He’s world famous for his wonderful films but Woody Allen also has another string to his bow – he’s a remarkably talented musician. Now a Belgian audience is set to get a rare glimpse of his less well-known talent when Allen, accompanied by the Eddy Davis New Orleans Jazz Band, kick off their European tour with an exclusive concert in Brussels.
On Saturday, June 22 at BOZAR, the famous director, who is also a clarinetist, will be on stage with musical director Eddy Davis and his band. It will be the first time in 10 years that Allen has performed in Belgium on the clarinet. This all-too-rare concert is part of a European tour he is undertaking this spring and summer. Other dates later this year include Amsterdam on June 24, Munich on June 26 and Milan on June 28.
The show, brought to this country by the leading Belgian promoter Greenhouse Talent, will be improvised each night with no firm set list as always and will comprise a diverse collection of early twentieth century tunes, hymns, blues and rag, drawing inspiration from a range of artists, including legendary performers such as Sidney Bechet, George Lewis, Johnny Dodds, Jimmie Noone and Louis Armstrong.

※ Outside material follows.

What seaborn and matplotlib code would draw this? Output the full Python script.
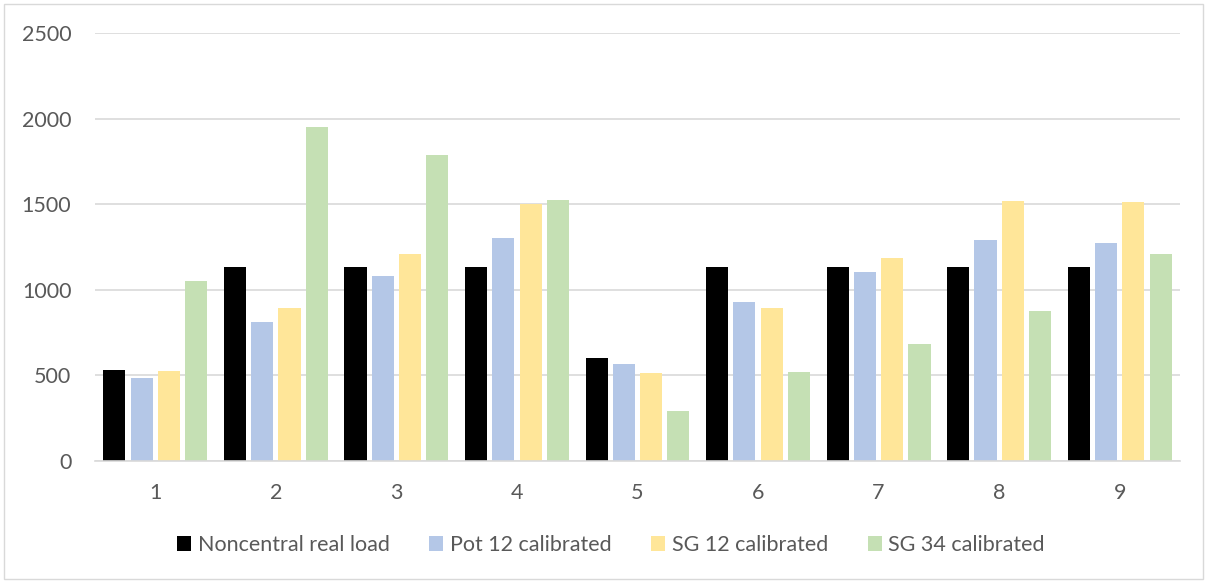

It has been 36 years since Allen and his New Orleans Jazz Band, led by musical director Eddy Davis, have been delighting audiences with a unique mix of New Orleans inspired music. It is no less than 23 years since their very first European tour in 1996, where they played 19 concerts in 21 days.
This was captured for the much-acclaimed documentary “Wild Man Sings the Blues’”, which was filmed by Oscar-winning director, Katherine Bigelow, who shadowed Woody and the band throughout the tour.
Allen and the band also play regularly to sell-out houses at The Café Carlyle in New York, which is famed for its musical heritage. For years, every Monday night Allen has played clarinet with the same band on the ground floor of the legendary Carlyle.
The American director, writer, actor, and comedian’s career spans more than six decades. He began his career as a comedy writer in the 1950s, writing jokes and scripts for television and publishing several books of short humour pieces.